Sunday, October 5, 2008

happy meet up.

im happy today. had a meet up with my buddy buddy, esther and eva. we had mocha frappe at mcCafe. chat chitting session started. eva left after an hour. left with esther and me. both of us chatted almost 3 hours in mac. went for darling session again. im so sorry. (the both of u have to offer me.) walk around amk hub with esther, bought a pair of black pants in giodano which i didnt get it in suntec outlet. shop around looking at formal shirt and bottom. went to fairprice xtra to get hangers as my closet is running out of hangers to hang my tops. had a darling with esther before going back home. thanks esther (for the darling). im so bad, made esther walk to the opposite bus stop(as im walking the same way to another bus stop) and she missed the bus. im sorry.

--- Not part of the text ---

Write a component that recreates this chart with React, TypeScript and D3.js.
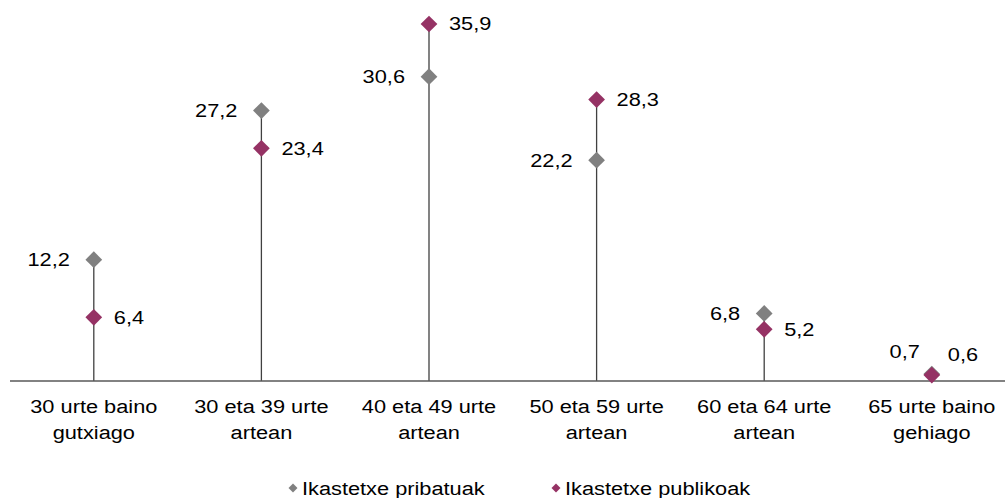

KEEP IN CONTACT. I WILL MISS YOU BOTH. MEET UP SOON.

THANKS EVA FOR THE TAI YANG BIN AND THE BAG FROM TAIWAN, TAIPEI.

Thursday, October 2, 2008

WORK IS SO BORED! CANNOT STAND IT!! SITTING INFRONT OF THE COMPUTER AND TYPE NON STOP, DOING PAPER WORK!!!

THIS IS REALLY THE TIME TO LET GO OF THE UNNECESSARY THOUGHT.

READY TO LET GO?

I HOPE SO.

EMO-ING THE WHOLE DAY.

Wednesday, October 1, 2008

Tomorrow is the first day of work to a new working environment. hope everything goes well.

i doesnt want any unneccessary thoughts going through my mind anymore. this should be the end of it.

seriously, there isnt any difference. the outcome will still remain the same.

i doesnt want to fall into the same situation again. is TORMENTING.

all those moments will be lost in time, like tears in the rain.

I Cant Let My Heart Have So Much Misery.